First off, we factor out the expression:
[tex] \displaystyle \large{y = 2 {x}^{2} - 12x + 16} \\ \displaystyle \large{y = 2 ( {x}^{2} - 6x + 8) }[/tex]
In the bracket, separate 8 out of the expression.
[tex] \displaystyle \large{y = 2[ ( {x}^{2} - 6x + 8)] }\\ \displaystyle \large{y = 2[ ( {x}^{2} - 6x) + 8]}[/tex]
In x^2-6x, find the third term that can make up or convert it to a perfect square form. The third term is 9 because:
[tex] \displaystyle \large{ {(x - 3)}^{2} = {x}^{2} - 6x + 9}[/tex]
So we add +9 in x^2-6x.
[tex] \displaystyle \large{y = 2[ ( {x}^{2} - 6x + 9) + 8]}[/tex]
Convert the expression in the small bracket to perfect square.
[tex] \displaystyle \large{y = 2[ {(x - 3)}^{2} + 8]}[/tex]
Since we add +9 in the small bracket, we have to subtract 8 with 9 as well.
[tex] \displaystyle \large{y = 2[ {(x - 3)}^{2} + 8 - 9]} \\ \displaystyle \large{y = 2[ {(x - 3)}^{2} - 1]}[/tex]
Then we distribute 2 in.
[tex]\displaystyle \large{y = 2[ {(x - 3)}^{2} - 1]} \\ [/tex]

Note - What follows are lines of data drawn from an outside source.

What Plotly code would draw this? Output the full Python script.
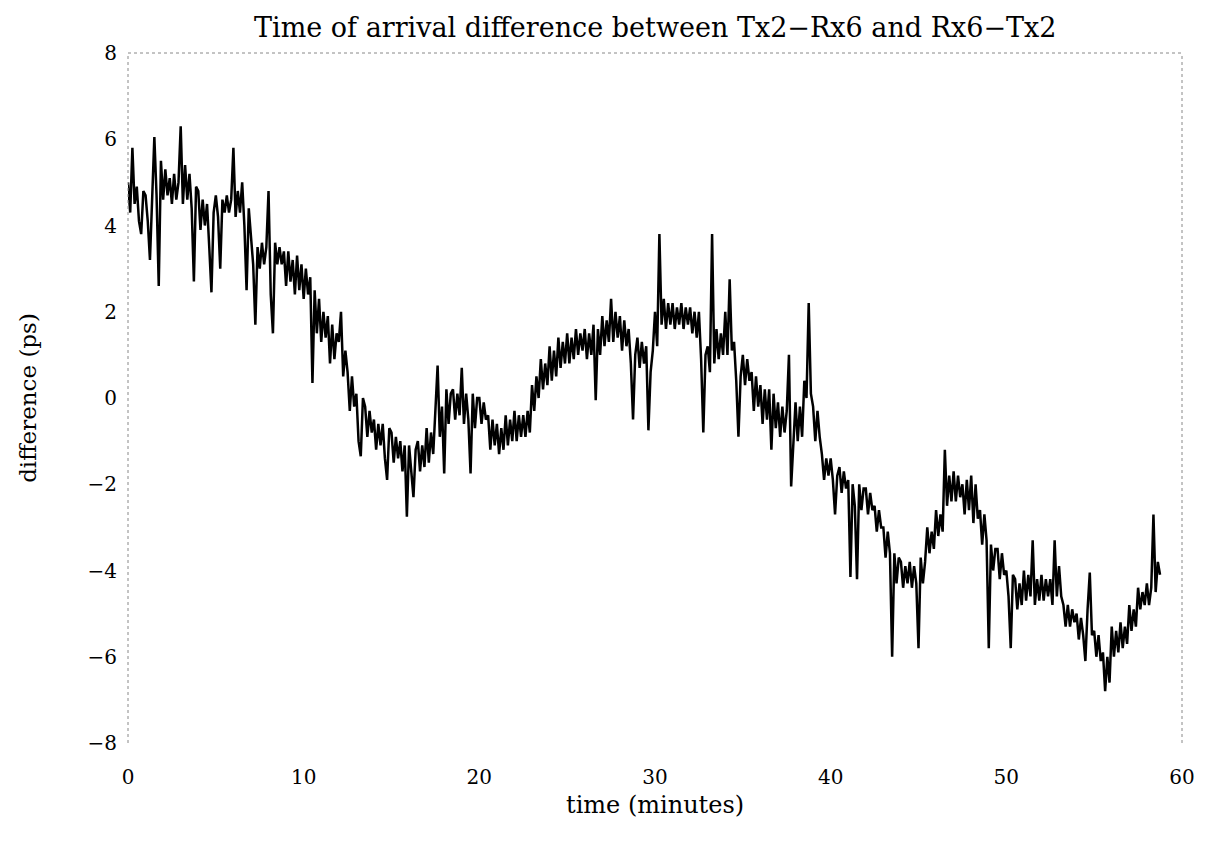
import numpy as np
import plotly.graph_objects as go

diff_ps = [
    5.0, 4.3, 5.8, 4.5, 4.9, 4.1, 3.8, 4.8,            # 0 min
    4.7, 4.1, 3.2, 4.5, 6.05, 4.7, 2.6, 5.5,           # 1
    4.6, 5.3, 4.7, 5.1, 4.5, 5.2, 4.6, 5.0,            # 2
    6.3, 4.5, 5.4, 4.6, 5.2, 4.4, 2.7, 4.9,            # 3
    4.8, 3.9, 4.6, 4.0, 4.5, 3.5, 2.45, 4.3,           # 4
    4.7, 4.2, 3.0, 4.6, 4.3, 4.7, 4.3, 4.6,            # 5
    5.8, 4.2, 4.8, 4.3, 5.0, 4.0, 2.5, 4.4,            # 6
    3.7, 3.1, 1.7, 3.5, 3.0, 3.6, 3.1, 3.5,            # 7
    4.8, 2.4, 1.5, 3.6, 3.1, 3.5, 3.1, 3.4,            # 8
    2.6, 3.4, 2.7, 3.2, 2.4, 3.3, 2.5, 3.1,            # 9
    2.3, 3.0, 2.4, 2.8, 0.35, 2.5, 1.5, 2.3,           # 10
    1.3, 2.0, 1.4, 1.9, 0.8, 1.7, 0.9, 1.5,            # 11
    1.3, 2.0, 0.5, 1.1, 0.6, -0.3, 0.5, -0.2,          # 12
    0.1, -1.0, -1.35, 0.0, -0.2, -0.9, -0.3, -0.8,     # 13
    -0.5, -1.2, -0.6, -1.1, -0.6, -1.4, -1.9, -0.7,    # 14
    -0.8, -1.5, -0.9, -1.4, -1.0, -1.7, -1.1, -2.75,   # 15
    -1.1, -1.8, -2.3, -1.2, -1.0, -1.7, -1.1, -1.6,    # 16
    -0.7, -1.5, -0.8, -1.3, -0.1, 0.75, -0.9, -0.2,    # 17
    -1.75, 0.2, -0.6, 0.1, 0.2, -0.5, 0.1, -0.4,       # 18
    0.7, -0.6, 0.1, -0.5, -1.75, 0.1, -0.7, 0.0,       # 19
    0.0, -0.6, -0.1, -0.5, -0.4, -1.2, -0.5, -1.1,     # 20
    -0.6, -1.3, -0.7, -1.2, -0.4, -1.1, -0.5, -1.0,    # 21
    -0.3, -1.0, -0.4, -0.9, -0.4, -0.9, -0.3, -0.8,    # 22
    0.3, -0.3, 0.5, 0.0, 0.9, 0.2, 0.8, 0.3,           # 23
    1.2, 0.4, 1.1, 0.5, 1.4, 0.7, 1.3, 0.8,            # 24
    1.5, 0.8, 1.4, 0.9, 1.6, 1.0, 1.5, 1.1,            # 25
    1.6, 0.9, 1.5, 1.0, 1.7, -0.05, 1.6, 1.0,          # 26
    1.9, 1.2, 1.8, 1.3, 2.3, 1.3, 2.0, 1.4,            # 27
    1.9, 1.1, 1.8, 1.2, 1.6, 0.8, -0.5, 1.0,           # 28
    1.4, 0.7, 1.3, 0.8, 1.2, -0.75, 0.6, 1.1,          # 29
    2.0, 1.2, 3.8, 1.7, 2.3, 1.6, 2.2, 1.7,            # 30
    2.2, 1.6, 2.1, 1.7, 2.2, 1.6, 2.1, 1.7,            # 31
    2.1, 1.5, 2.0, 1.4, 2.0, 0.9, -0.8, 1.0,           # 32
    1.2, 0.6, 3.8, 0.8, 1.6, 0.9, 1.5, 1.0,            # 33
    2.0, 1.0, 2.75, 1.1, 1.3, 0.4, -0.9, 0.5,          # 34
    1.0, 0.3, 0.9, 0.4, 0.6, -0.3, 0.5, -0.2,          # 35
    0.3, -0.6, 0.2, -0.5, 0.2, -1.2, 0.1, -0.7,        # 36
    -0.1, -0.9, -0.2, -0.8, -0.3, 1.0, -2.05, -1.2,    # 37
    -0.1, -1.0, -0.2, -0.9, 0.4, 0.0, 2.2, 0.1,        # 38
    -0.2, -1.0, -0.3, -0.9, -1.3, -1.9, -1.4, -1.8,    # 39
    -1.4, -1.9, -2.7, -1.8, -1.6, -2.2, -1.7, -2.1,    # 40
    -1.9, -4.15, -2.0, -2.5, -4.2, -2.0, -2.6, -2.1,   # 41
    -2.1, -2.7, -2.2, -2.6, -2.5, -3.1, -2.6, -3.0,    # 42
    -3.0, -3.7, -3.1, -3.6, -6.0, -3.6, -4.3, -3.7,    # 43
    -3.8, -4.4, -3.9, -4.3, -3.8, -4.4, -3.9, -4.3,    # 44
    -5.8, -3.7, -4.3, -3.8, -3.0, -3.6, -3.1, -3.5,    # 45
    -2.6, -3.2, -2.7, -3.1, -1.2, -2.5, -1.8, -2.4,    # 46
    -1.7, -2.4, -1.8, -2.3, -2.0, -2.7, -1.9, -2.6,    # 47
    -1.8, -2.9, -2.0, -2.8, -2.6, -3.4, -2.7, -3.3,    # 48
    -5.8, -3.4, -4.0, -3.5, -3.5, -4.2, -3.6, -4.1,    # 49
    -4.0, -4.6, -5.8, -4.1, -4.2, -4.9, -4.3, -4.8,    # 50
    -4.0, -4.7, -4.1, -4.6, -3.3, -4.8, -4.2, -4.7,    # 51
    -4.1, -4.7, -4.2, -4.6, -4.2, -4.8, -3.3, -4.6,    # 52
    -3.9, -4.6, -4.8, -5.3, -4.8, -5.3, -4.9, -5.2,    # 53
    -5.0, -5.6, -5.1, -5.5, -6.1, -4.9, -4.05, -5.5,   # 54
    -5.4, -6.0, -5.5, -6.1, -5.9, -6.8, -6.0, -6.6,    # 55
    -5.3, -6.0, -5.4, -5.9, -5.2, -5.8, -5.3, -5.7,    # 56
    -4.8, -5.4, -4.9, -5.3, -4.4, -4.9, -4.5, -4.8,    # 57
    -4.3, -4.8, -4.4, -2.7, -4.5, -3.8, -4.1,          # 58
]
time_min = np.arange(len(diff_ps)) * 0.125

x_ticks = [0, 10, 20, 30, 40, 50, 60]
y_ticks = [8, 6, 4, 2, 0, -2, -4, -6, -8]
y_tick_text = ["8", "6", "4", "2", "0", "\u22122", "\u22124", "\u22126", "\u22128"]

title_text = "Time of arrival difference between Tx2\u2212Rx6 and Rx6\u2212Tx2"
x_title = "time (minutes)"
y_title = "difference (ps)"

serif = "DejaVu Serif"

fig = go.Figure()
fig.add_trace(go.Scatter(
    x=time_min, y=diff_ps, mode="lines",
    line=dict(color="black", width=2.5),
    showlegend=False, hoverinfo="x+y",
))

fig.update_layout(
    width=1207, height=854,
    margin=dict(l=128, r=25, t=53, b=111),
    paper_bgcolor="white", plot_bgcolor="white",
    font=dict(family=serif, color="black"),
    xaxis=dict(range=[0, 60], tickvals=x_ticks, showgrid=False, zeroline=False,
               showline=False, ticks="outside", ticklen=16,
               tickcolor="rgba(0,0,0,0)", tickfont=dict(size=20, family=serif)),
    yaxis=dict(range=[-8, 8], tickvals=y_ticks, ticktext=y_tick_text,
               showgrid=False, zeroline=False, showline=False,
               ticks="outside", ticklen=6, tickcolor="rgba(0,0,0,0)",
               tickfont=dict(size=20, family=serif)),
    shapes=[
        dict(type="line", xref="paper", yref="paper", x0=0, x1=1, y0=1, y1=1,
             line=dict(color="#888888", width=1, dash="dot")),
        dict(type="line", xref="paper", yref="paper", x0=0, x1=0, y0=0, y1=1,
             line=dict(color="#888888", width=1, dash="dot")),
        dict(type="line", xref="paper", yref="paper", x0=1, x1=1, y0=0, y1=1,
             line=dict(color="#888888", width=1, dash="dot")),
    ],
    annotations=[
        dict(text=title_text, xref="paper", yref="paper", x=0.5, y=1.0375,
             xanchor="center", yanchor="middle", showarrow=False,
             font=dict(size=27, family=serif)),
        dict(text=x_title, xref="paper", yref="paper", x=0.5, y=-0.09,
             xanchor="center", yanchor="middle", showarrow=False,
             font=dict(size=24, family=serif)),
        dict(text=y_title, xref="paper", yref="paper", x=-0.095, y=0.5,
             xanchor="center", yanchor="middle", showarrow=False, textangle=-90,
             font=dict(size=23, family=serif)),
    ],
)

fig.write_html("out.html")
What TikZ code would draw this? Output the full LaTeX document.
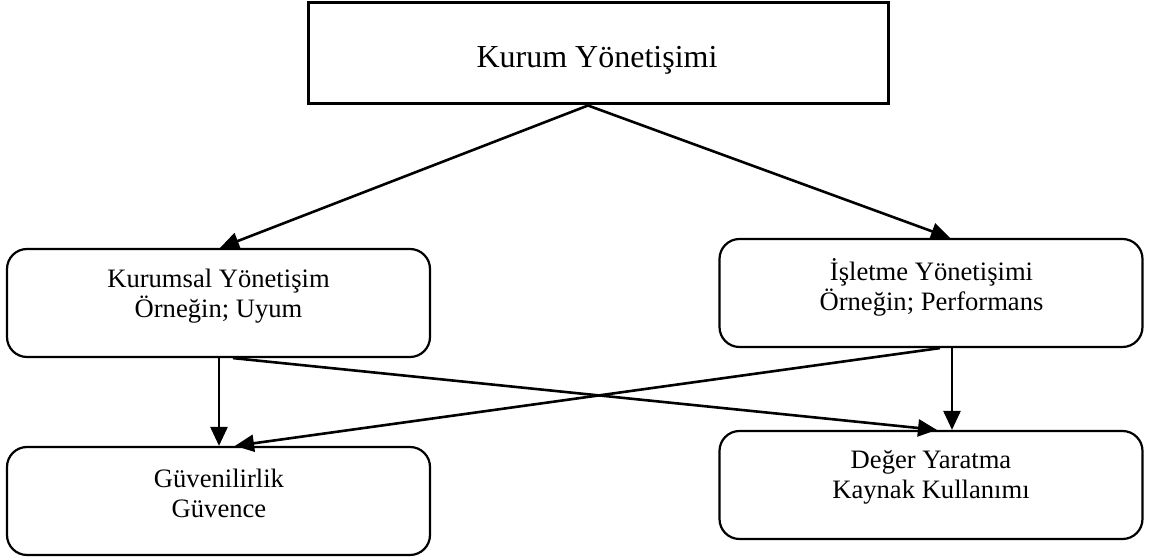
\documentclass[tikz,border=0pt]{standalone}
\usepackage{fontspec}
\setmainfont{Liberation Serif}
\usetikzlibrary{arrows.meta,calc}
\begin{document}
\begin{tikzpicture}[x=0.5pt,y=-0.5pt,
  topbox/.style={draw, line width=1.5pt, minimum width=290pt, minimum height=50.5pt, inner sep=0pt},
  rbox/.style={draw, line width=1.1pt, rounded corners=10pt, minimum width=211.5pt, minimum height=54pt, inner sep=0pt},
  lbl/.style={align=center, font=\fontsize{13.3}{15}\selectfont, inner sep=0pt},
  toplbl/.style={align=center, font=\fontsize{16}{19}\selectfont, inner sep=0pt},
  conn/.style={line width=1.3pt, -{Triangle[length=9.5pt,width=8.5pt]}}]
  \useasboundingbox (0,0) rectangle (1153,560);

  % boxes
  \node[topbox] (top) at (598,53.5) {};
  \node[rbox] (ky) at (218.5,303) {};
  \node[rbox] (iy) at (931,293) {};
  \node[rbox] (gv) at (218.5,501) {};
  \node[rbox] (dy) at (931,485) {};

  % labels
  \node[toplbl] (topt) at (597,60) {Kurum Yönetişimi};
  \node[lbl] (kyt) at (218.5,296) {Kurumsal Yönetişim\\Örneğin; Uyum};
  \node[lbl] (iyt) at (931.5,287.5) {İşletme Yönetişimi\\Örneğin; Performans};
  \node[lbl] (gvt) at (219,493) {Güvenilirlik\\Güvence};
  \node[lbl] (dyt) at (931,477.5) {Değer Yaratma\\Kaynak Kullanımı};

  % connectors
  \coordinate (apex) at ($(top.south)+(-10,0)$);
  \draw[conn] (apex) -- ($(ky.north)+(1.5,0)$);
  \draw[conn] (apex) -- ($(iy.north)+(19,0)$);
  \draw[conn] ($(ky.south)+(0.5,0)$) -- ($(gv.north)+(0.5,0)$);
  \draw[conn] ($(ky.south)+(14.5,0)$) -- ($(dy.north)+(6,0)$);
  \draw[conn] ($(iy.south)+(9,0)$) -- ($(gv.north)+(16.5,0)$);
  \draw[conn] ($(iy.south)+(21,0)$) -- ($(dy.north)+(21,0)$);
\end{tikzpicture}
\end{document}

[tex]\displaystyle \large{y = 2[ {(x - 3)}^{2} - 1]} \\ \displaystyle \large{y = [2 \times {(x - 3)}^{2} ]+[ 2 \times ( - 1)] } \\ \displaystyle \large{y = 2 {(x - 3)}^{2} - 2 }[/tex]
Remember that negative multiply positive = negative.
Hence the vertex form is y = 2(x-3)^2-2 or first choice.